The “elite” isn’t a single unified bloc. There are many different kinds of elites. Politicians, bureaucrats, wealthy businesspeople, corporate managers, financiers, academics and media personalities can all be labeled elites. But there are huge fissures and rivalries both within and between these groups. They are almost never in broad agreement on any issue — Brexit was the exception, not the rule.

That’s not saying much. Of course, elites and elite opinions are divided. They have always have been and certainly are now.

The issue is not whether different groups or fractions within the elite hold different opinions, but the limits of those differences and the views that are marginalized or excluded as a result.

Consider the views of mainstream economists (which is really what my original post was about). They hold different views about most economic issues—from labor markets to international trade—but the range of differences is very narrow. As I explained back in January:

while conservative mainstream economists believe that efficiency, growth, and full employment stem from allowing markets to operate freely, liberal mainstream economists argue that markets are often imperfect and therefore the only way to achieve (or at least approximate) those goals is to intervene in and regulate markets. Those are the terms of the mainstream debate in economics, from the origins of modern economic discourse in the late-eighteenth century right on down to the present.

Think about it as the difference between the invisible hand and the visible hand.

Liberal mainstream economists, of course, hotly contest the free-market doctrine of their conservative counterparts. But notice also that they hold in common both the goals and the limits of economic policy with conservatives. Liberals and conservatives share the idea that the goals of an economy are to ensure efficiency, growth, and full employment. And they share the idea that economic policy should be limited to tinkering with capitalism—in the direction of more regulation or, for conservatives, more free markets—in order to achieve those goals.

That’s it, the limits of the mainstream debate.

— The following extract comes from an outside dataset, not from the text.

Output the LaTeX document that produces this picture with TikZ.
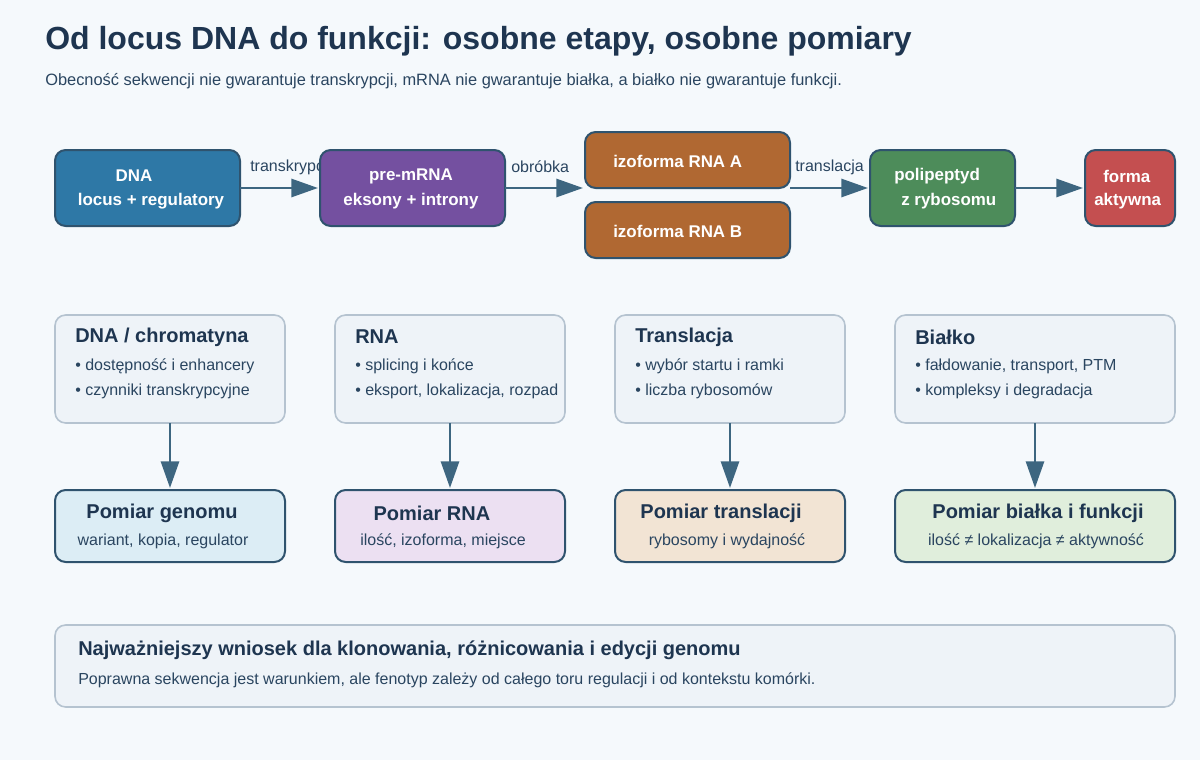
\documentclass[tikz,border=0pt]{standalone}
\usepackage{fontspec}
\setmainfont{Liberation Sans}
\usetikzlibrary{arrows.meta}
\definecolor{bg}{HTML}{F5F9FC}
\definecolor{ink}{HTML}{1E3550}
\definecolor{sub}{HTML}{2A4560}
\definecolor{edge}{HTML}{2F536E}
\definecolor{arr}{HTML}{3D6680}
\definecolor{card}{HTML}{EEF3F8}
\definecolor{cardb}{HTML}{B5C3D0}
\begin{document}
\begin{tikzpicture}[x=0.75pt,y=-0.75pt,
  proc/.style={draw=edge,line width=1.5pt,rounded corners=8pt},
  cardS/.style={fill=card,draw=cardb,line width=1.2pt,rounded corners=8pt},
  meas/.style={draw=edge,line width=1.5pt,rounded corners=8pt},
  wt/.style={text=white,font=\fontsize{12.7}{14}\selectfont\bfseries,inner sep=0pt},
  lab/.style={text=sub,font=\fontsize{12}{14}\selectfont,inner sep=0pt,anchor=west},
  fl/.style={-{Triangle[length=20pt,width=13.5pt]},draw=arr,line width=2.2pt},
  ct/.style={text=ink,font=\fontsize{15}{18}\selectfont\bfseries,inner sep=0pt,anchor=west},
  bl/.style={text=sub,font=\fontsize{12}{14}\selectfont,inner sep=0pt,anchor=west},
  mt/.style={text=ink,font=\fontsize{15}{18}\selectfont\bfseries,inner sep=0pt},
  ms/.style={text=sub,font=\fontsize{12}{14}\selectfont,inner sep=0pt}]
\fill[bg] (0,0) rectangle (1200,760);
\node[anchor=west,text=ink,font=\fontsize{24}{28}\selectfont\bfseries,inner sep=0pt] (title) at (45,41) {Od locus DNA do funkcji: osobne etapy, osobne pomiary};
\node[anchor=west,text=sub,font=\fontsize{12.3}{14}\selectfont,inner sep=0pt] (subt) at (45,81) {Obecność sekwencji nie gwarantuje transkrypcji, mRNA nie gwarantuje białka, a białko nie gwarantuje funkcji.};
% labels first (transkrypcja is partly hidden by box)
\node[lab] (l1) at (250,167) {transkrypcja};
\node[lab] (l2) at (511,167) {obróbka};
\node[lab] (l3) at (795,167) {translacja};
% top boxes
\draw[proc,fill={rgb,255:red,46;green,120;blue,166}] (55,150) rectangle (240,226);
\draw[proc,fill={rgb,255:red,116;green,80;blue,160}] (320,150) rectangle (505,226);
\draw[proc,fill={rgb,255:red,176;green,104;blue,50}] (585,132) rectangle (790,188);
\draw[proc,fill={rgb,255:red,176;green,104;blue,50}] (585,202) rectangle (790,258);
\draw[proc,fill={rgb,255:red,77;green,140;blue,90}] (870,150) rectangle (1015,226);
\draw[proc,fill={rgb,255:red,196;green,79;blue,80}] (1085,150) rectangle (1175,226);
\coordinate (dnaE) at (240,188); \coordinate (preW) at (318,188);
\coordinate (preE) at (505,188); \coordinate (izoW) at (583,188);
\coordinate (izoE) at (790,188); \coordinate (polW) at (868,188);
\coordinate (polE) at (1015,188); \coordinate (forW) at (1083,188);
\node[wt] (d1) at (134,176) {DNA};
\node[wt] (d2) at (151,201) {locus + regulatory};
\node[wt] (p1) at (411,176) {pre-mRNA};
\node[wt] (p2) at (411,201) {eksony + introny};
\node[wt,anchor=west] (ia) at (613,161) {izoforma RNA A};
\node[wt,anchor=west] (ib) at (613,231) {izoforma RNA B};
\node[wt,anchor=west] (q1) at (894,176) {polipeptyd};
\node[wt,anchor=west] (q2) at (901,201) {z rybosomu};
\node[wt,anchor=west] (f1) at (1103,176) {forma};
\node[wt,anchor=west] (f2) at (1094,201) {aktywna};
\draw[fl] (dnaE) -- (preW);
\draw[fl] (preE) -- (izoW);
\draw[fl] (izoE) -- (polW);
\draw[fl] (polE) -- (forW);
% cards
\foreach \x/\w in {55/230,335/230,615/230,895/280}{
  \draw[cardS] (\x,315) rectangle (\x+\w,423);}
\node[ct] (c1) at (75,337) {DNA / chromatyna};
\node[bl] at (75,366) {• dostępność i enhancery};
\node[bl] at (75,391) {• czynniki transkrypcyjne};
\node[ct] (c2) at (355,337) {RNA};
\node[bl] at (355,366) {• splicing i końce};
\node[bl] at (355,391) {• eksport, lokalizacja, rozpad};
\node[ct] (c3) at (635,337) {Translacja};
\node[bl] at (635,366) {• wybór startu i ramki};
\node[bl] at (635,391) {• liczba rybosomów};
\node[ct] (c4) at (915,337) {Białko};
\node[bl] at (915,366) {• fałdowanie, transport, PTM};
\node[bl] at (915,391) {• kompleksy i degradacja};
% measurement boxes
\draw[meas,fill={rgb,255:red,220;green,237;blue,245}] (55,490) rectangle (285,562);
\draw[meas,fill={rgb,255:red,236;green,224;blue,242}] (335,490) rectangle (565,562);
\draw[meas,fill={rgb,255:red,242;green,228;blue,212}] (615,490) rectangle (845,562);
\draw[meas,fill={rgb,255:red,224;green,238;blue,220}] (895,490) rectangle (1175,562);
\foreach \x in {170,450,730,1035}{
  \coordinate (a\x) at (\x,423); \coordinate (b\x) at (\x,488);
  \draw[fl] (a\x) -- (b\x);}
\node[mt] (m1) at (162,513) {Pomiar genomu};
\node[ms] at (163,541) {wariant, kopia, regulator};
\node[mt] (m2) at (432,513) {Pomiar RNA};
\node[ms] at (443,541) {ilość, izoforma, miejsce};
\node[mt] (m3) at (721,513) {Pomiar translacji};
\node[ms] at (727,541) {rybosomy i wydajność};
\node[mt] (m4) at (1038,513) {Pomiar białka i funkcji};
\node[ms] at (1036,541) {ilość ≠ lokalizacja ≠ aktywność};
% bottom
\draw[cardS] (55,625) rectangle (1175,707);
\node[ct] (bt) at (78,650) {Najważniejszy wniosek dla klonowania, różnicowania i edycji genomu};
\node[bl] (bs) at (78,680) {Poprawna sekwencja jest warunkiem, ale fenotyp zależy od całego toru regulacji i od kontekstu komórki.};
\end{tikzpicture}
\end{document}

Mainstream economists use different theories and promote different policies within those narrow limits. What they exclude are theories and policies that fall outside those limits—and thus, in their view, don’t deserve a hearing.

Their expertise ends when it comes to theories that focus on such things as the inherent instability of capitalism or the role of class in determining the value of goods and services and the distribution of income. And they exclude policies that either change the fundamental rules of capitalism or look beyond capitalism, to alternative ways of organizing economic and social life.

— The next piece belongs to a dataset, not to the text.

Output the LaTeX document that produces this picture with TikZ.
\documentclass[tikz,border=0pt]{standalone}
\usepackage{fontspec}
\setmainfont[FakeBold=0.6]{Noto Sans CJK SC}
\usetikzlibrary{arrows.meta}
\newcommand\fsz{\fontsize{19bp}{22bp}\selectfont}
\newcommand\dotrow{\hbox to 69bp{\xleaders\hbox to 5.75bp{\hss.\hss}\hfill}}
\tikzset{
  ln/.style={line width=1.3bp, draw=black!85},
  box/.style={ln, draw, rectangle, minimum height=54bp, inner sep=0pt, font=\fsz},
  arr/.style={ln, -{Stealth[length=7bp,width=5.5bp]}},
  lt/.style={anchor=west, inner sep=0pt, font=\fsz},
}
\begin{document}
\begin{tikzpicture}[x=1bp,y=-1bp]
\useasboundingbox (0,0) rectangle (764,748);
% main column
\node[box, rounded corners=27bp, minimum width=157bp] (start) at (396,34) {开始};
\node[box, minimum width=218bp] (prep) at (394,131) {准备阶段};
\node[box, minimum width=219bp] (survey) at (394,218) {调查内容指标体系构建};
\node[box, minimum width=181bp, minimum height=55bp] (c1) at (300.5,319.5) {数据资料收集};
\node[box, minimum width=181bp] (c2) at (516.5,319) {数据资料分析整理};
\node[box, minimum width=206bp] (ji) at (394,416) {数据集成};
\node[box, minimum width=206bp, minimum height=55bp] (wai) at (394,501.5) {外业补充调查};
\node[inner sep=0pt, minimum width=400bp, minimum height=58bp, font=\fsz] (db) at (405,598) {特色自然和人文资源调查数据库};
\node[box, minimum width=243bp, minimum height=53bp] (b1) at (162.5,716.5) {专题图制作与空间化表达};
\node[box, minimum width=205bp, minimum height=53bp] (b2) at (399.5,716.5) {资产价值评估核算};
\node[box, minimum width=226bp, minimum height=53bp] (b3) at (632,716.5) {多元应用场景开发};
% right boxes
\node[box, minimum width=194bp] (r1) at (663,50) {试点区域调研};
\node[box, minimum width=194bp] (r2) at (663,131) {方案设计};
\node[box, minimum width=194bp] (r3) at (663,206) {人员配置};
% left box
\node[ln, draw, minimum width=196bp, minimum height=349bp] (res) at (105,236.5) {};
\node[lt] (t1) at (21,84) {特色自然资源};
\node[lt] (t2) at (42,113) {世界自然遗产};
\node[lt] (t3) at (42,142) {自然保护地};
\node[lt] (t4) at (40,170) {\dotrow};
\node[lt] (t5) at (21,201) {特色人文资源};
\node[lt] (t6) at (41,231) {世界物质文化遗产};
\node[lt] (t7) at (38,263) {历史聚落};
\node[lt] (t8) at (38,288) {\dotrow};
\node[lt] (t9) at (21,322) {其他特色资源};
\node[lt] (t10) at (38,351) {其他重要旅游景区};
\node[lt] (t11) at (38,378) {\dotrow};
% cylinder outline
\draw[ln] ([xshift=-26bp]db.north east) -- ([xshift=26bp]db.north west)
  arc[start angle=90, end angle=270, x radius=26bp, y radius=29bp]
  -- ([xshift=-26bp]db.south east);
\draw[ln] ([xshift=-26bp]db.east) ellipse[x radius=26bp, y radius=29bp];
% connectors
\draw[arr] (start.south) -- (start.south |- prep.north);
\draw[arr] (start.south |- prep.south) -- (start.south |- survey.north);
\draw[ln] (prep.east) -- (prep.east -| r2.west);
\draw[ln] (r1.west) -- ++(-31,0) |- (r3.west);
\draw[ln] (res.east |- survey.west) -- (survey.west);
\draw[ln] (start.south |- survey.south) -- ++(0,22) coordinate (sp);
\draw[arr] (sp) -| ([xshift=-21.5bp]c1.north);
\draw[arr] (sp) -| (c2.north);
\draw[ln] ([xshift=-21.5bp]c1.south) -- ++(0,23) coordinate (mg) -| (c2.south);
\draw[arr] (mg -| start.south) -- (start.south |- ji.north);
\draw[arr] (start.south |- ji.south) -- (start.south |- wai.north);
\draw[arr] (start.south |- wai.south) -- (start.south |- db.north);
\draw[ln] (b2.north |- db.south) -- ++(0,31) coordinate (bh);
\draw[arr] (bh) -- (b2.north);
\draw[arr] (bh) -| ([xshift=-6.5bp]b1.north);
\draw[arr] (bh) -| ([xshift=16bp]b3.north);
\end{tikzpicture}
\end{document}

What that means, concretely, is mainstream economists tend to minimize the damage—to different groups of people and to society as a whole—of existing economic arrangements. Just as Paul Krugman minimizes the loss of jobs from deindustrialization (“we’re talking about 1.5 percent of the work force”), Smith understates the disruptive effects of globalization (in referring to “some economic setbacks” for the middle-class of rich nations while presuming everyone else has gained).

So, yes, mainstream economists (like the elites whose position they never contest) often find themselves disagreeing among themselves about theories and policies. But it’s precisely because the limits of their disagreements are so narrow, there’s always a surplus of meaning that falls outside of and escapes their purview. That’s when alternative theories and policies flourish—and all mainstream economists can do is invoke their self-professed expertise to attempt to quash the alternatives and relegate them to (or beyond) the margins.

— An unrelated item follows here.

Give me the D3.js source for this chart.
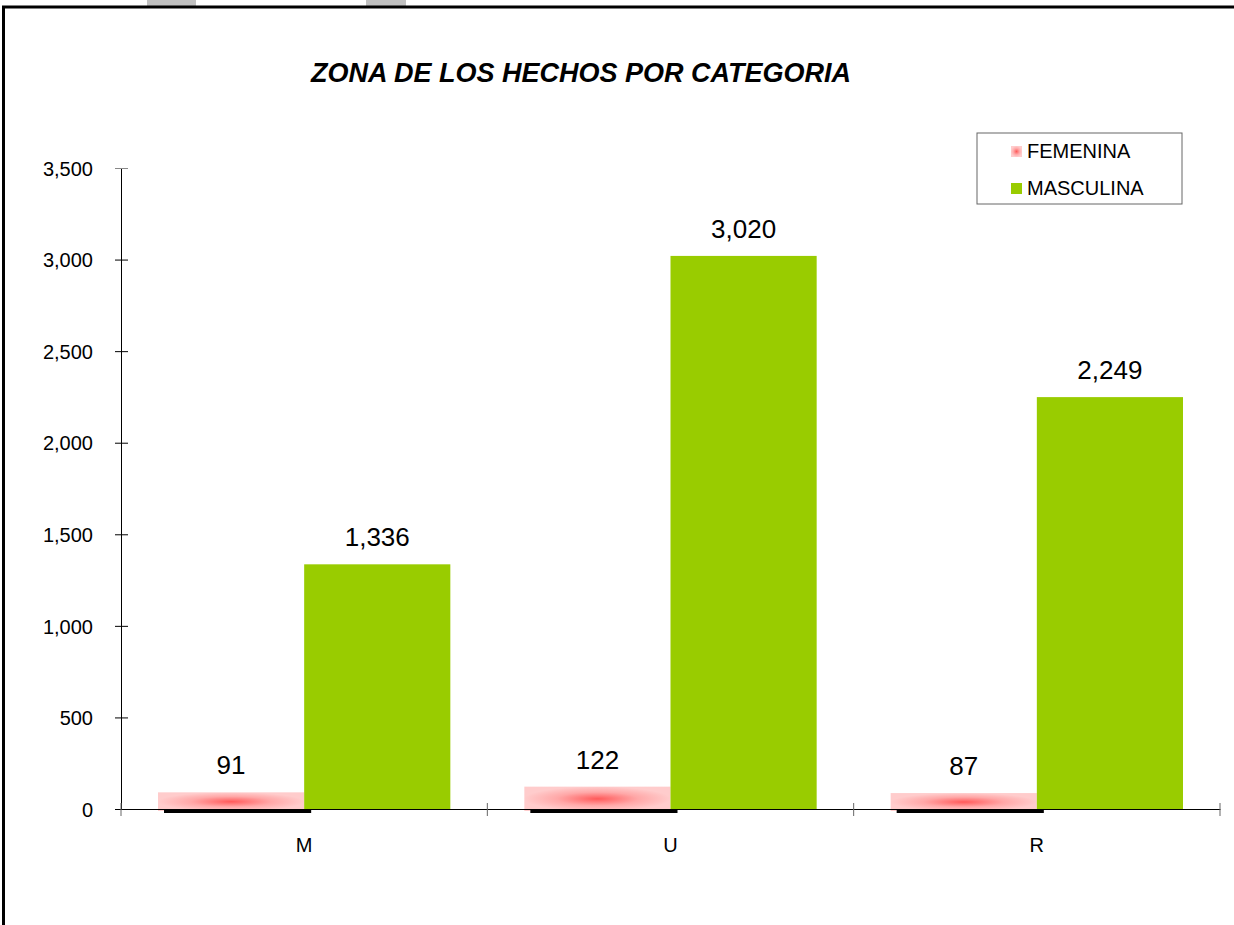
<!DOCTYPE html>
<html>
<head>
<meta charset="utf-8">
<script src="https://cdn.jsdelivr.net/npm/d3@7"></script>
<style>
  body { margin: 0; background: #fff; }
  text { font-family: "Liberation Sans", Arial, sans-serif; }
</style>
</head>
<body>
<div id="main"></div>
<script>
var categories = ["M", "U", "R"];
var seriesNames = ["FEMENINA", "MASCULINA"];
var femenina = [91, 122, 87];
var masculina = [1336, 3020, 2249];
var yTicks = [0, 500, 1000, 1500, 2000, 2500, 3000, 3500];

var W = 1234, H = 925;
var margin = {top: 168, right: 14, bottom: 116, left: 121},
    width = W - margin.left - margin.right,
    height = H - margin.top - margin.bottom;

var svg = d3.select("#main")
  .append("svg")
    .attr("width", W)
    .attr("height", H);

var defs = svg.append("defs");
var grad = defs.append("radialGradient")
    .attr("id", "pinkGrad")
    .attr("cx", "50%").attr("cy", "50%").attr("r", "50%");
grad.append("stop").attr("offset", "0%").attr("stop-color", "#ff5a5a");
grad.append("stop").attr("offset", "55%").attr("stop-color", "#ffa8a8");
grad.append("stop").attr("offset", "100%").attr("stop-color", "#ffcccc");

// outer frame & top tabs
svg.append("rect").attr("x", 147).attr("y", 0).attr("width", 49).attr("height", 6).attr("fill", "#c0c0c0");
svg.append("rect").attr("x", 366).attr("y", 0).attr("width", 40).attr("height", 6).attr("fill", "#c0c0c0");
svg.append("path")
  .attr("d", "M3.5," + H + " V7 H" + W)
  .attr("fill", "none")
  .attr("stroke", "#000")
  .attr("stroke-width", 3);

// title
svg.append("text")
  .attr("x", 581)
  .attr("y", 82)
  .attr("text-anchor", "middle")
  .style("font-size", "27px")
  .style("font-weight", "bold")
  .style("font-style", "italic")
  .text("ZONA DE LOS HECHOS POR CATEGORIA");

var g = svg.append("g")
  .attr("transform", "translate(" + margin.left + "," + margin.top + ")");

var x0 = d3.scaleBand().domain(categories).range([0, width]).paddingInner(0).paddingOuter(0);
var x1 = d3.scaleBand().domain(seriesNames).range([37, x0.bandwidth() - 37]).padding(0);
var y = d3.scaleLinear().domain([0, 3500]).range([height, 0]);

var data = categories.map(function(c, i) {
  return {cat: c, values: [{s: "FEMENINA", v: femenina[i]}, {s: "MASCULINA", v: masculina[i]}]};
});

// y axis
var yAxis = g.append("g")
  .call(d3.axisLeft(y).tickValues(yTicks).tickFormat(d3.format(",")).tickSize(0).tickPadding(28));
yAxis.select(".domain").attr("stroke", "#000");
yAxis.selectAll(".tick text").style("font-size", "20px").attr("fill", "#000").attr("dy", "0.36em");
yAxis.selectAll(".tick").append("line")
  .attr("x1", -6).attr("x2", 7).attr("stroke", function(d) { return d === 3500 ? "#888" : "#000"; });

// bars
var cat = g.selectAll(".cat").data(data).enter().append("g")
  .attr("transform", function(d) { return "translate(" + x0(d.cat) + ",0)"; });

cat.selectAll(".bar").data(function(d) { return d.values; }).enter().append("rect")
  .attr("x", function(d) { return x1(d.s); })
  .attr("y", function(d) { return y(d.v); })
  .attr("width", x1.bandwidth())
  .attr("height", function(d) { return height - y(d.v) + (d.s === "FEMENINA" ? 2 : 0); })
  .attr("fill", function(d) { return d.s === "FEMENINA" ? "url(#pinkGrad)" : "#99cc00"; });

cat.selectAll(".lbl").data(function(d) { return d.values; }).enter().append("text")
  .attr("x", function(d) { return x1(d.s) + x1.bandwidth() / 2; })
  .attr("y", function(d) { return y(d.v) - 18; })
  .attr("text-anchor", "middle")
  .style("font-size", "26px")
  .text(function(d) { return d3.format(",")(d.v); });

// x axis
var xAxis = g.append("g")
  .attr("transform", "translate(0," + height + ")")
  .call(d3.axisBottom(x0).tickSize(0).tickPadding(29));
xAxis.select(".domain").attr("stroke", "#000");
xAxis.selectAll(".tick text").style("font-size", "20px").attr("fill", "#000");
xAxis.selectAll(".sep").data([0, 1, 2, 3]).enter().append("line")
  .attr("x1", function(d) { return d * x0.step(); })
  .attr("x2", function(d) { return d * x0.step(); })
  .attr("y1", -6).attr("y2", 7)
  .attr("stroke", "#666");

// shadow under femenina (drawn over the axis line)
cat.append("rect")
  .attr("x", x1("FEMENINA") + 6)
  .attr("y", height)
  .attr("width", x1.bandwidth() + 1)
  .attr("height", 4)
  .attr("fill", "#000");

// legend
var lg = svg.append("g").attr("transform", "translate(977,133)");
lg.append("rect").attr("width", 205).attr("height", 71).attr("fill", "#fff").attr("stroke", "#666").attr("stroke-width", 1);
var li = lg.selectAll(".li").data(seriesNames).enter().append("g")
  .attr("transform", function(d, i) { return "translate(34," + (13 + i * 37) + ")"; });
li.append("rect").attr("width", 11).attr("height", 11)
  .attr("fill", function(d) { return d === "FEMENINA" ? "url(#pinkGrad)" : "#99cc00"; });
li.append("text").attr("x", 16).attr("y", 12).style("font-size", "20px").text(function(d) { return d; });
</script>
</body>
</html>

Sometimes, of course, it works and non-elite opinion falls in line. But other times—after the crash of 2007-08, in the lead-up to the Brexit vote, and so on—it doesn’t and the narrow limits of expert opinion are challenged, parodied, or ignored. And other possibilities, always just below the surface, acquire new resonance.

Elites, who simply can’t or don’t want to understand, suggest the masses just eat cake (or, today, crack)—and, like Smith, hide behind the idea that “there are no easy answers to the challenges of the modern global economy.”